Après trois décennies d’absence, le maître espagnol Victor Erice revient avec «Fermer les yeux», un magnifique film testamentaire s’il en fut jamais

«Triste-le-Roy, 1947». Le film s’ouvre sur cette inscription et les amateurs de Jorge Luis Borgès sauront aussitôt à quoi s’en tenir avec ce début qui voit un homme arriver dans la belle demeure isolée d’un vieux juif fortuné et accepter la mission de retrouver sa fille, restée avec sa mère à Shanghai. Bien sûr, tout ceci n’est que pure fiction, ramenée sur le terrain du cinéma via un clin d’œil non moins explicite au Shanghai de Josef von Sternberg (1941). Et si ces références vous paraissent par trop ésotériques, l’image (tournée en 16 mm) trop sombre et pas assez nette, les plans séquences longs et bavards, il y a de fortes chances que Fermer les yeux ne soit pas un film pour vous.

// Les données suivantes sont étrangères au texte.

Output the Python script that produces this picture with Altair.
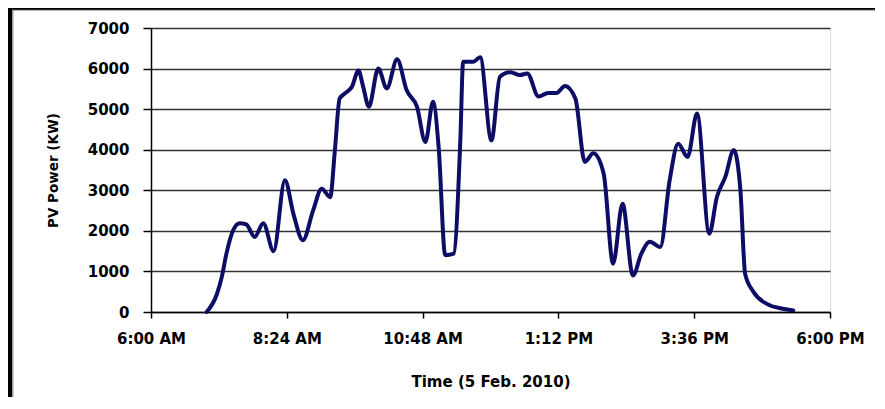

Après tout, ce n’est là que la rêverie d’un vieux cinéaste aussi culte que cultivé: l’Espagnol Victor Erice, 83 ans, auteur jusque-là de seulement trois longs métrages révérés par les plus cinéphiles, L’Esprit de la ruche (1973), Le Sud (1983) et Le Songe de la lumière (1992). A moins que ne s’ouvre à lui une seconde carrière à la manière du Portugais Manoel de Oliveira, disparu à 106 ans, ce pourrait aussi bien être la dernière, vu son rythme de travail. Tout cela pour dire que l’âge joue un rôle important dans cette histoire, de même que le temps «perdu».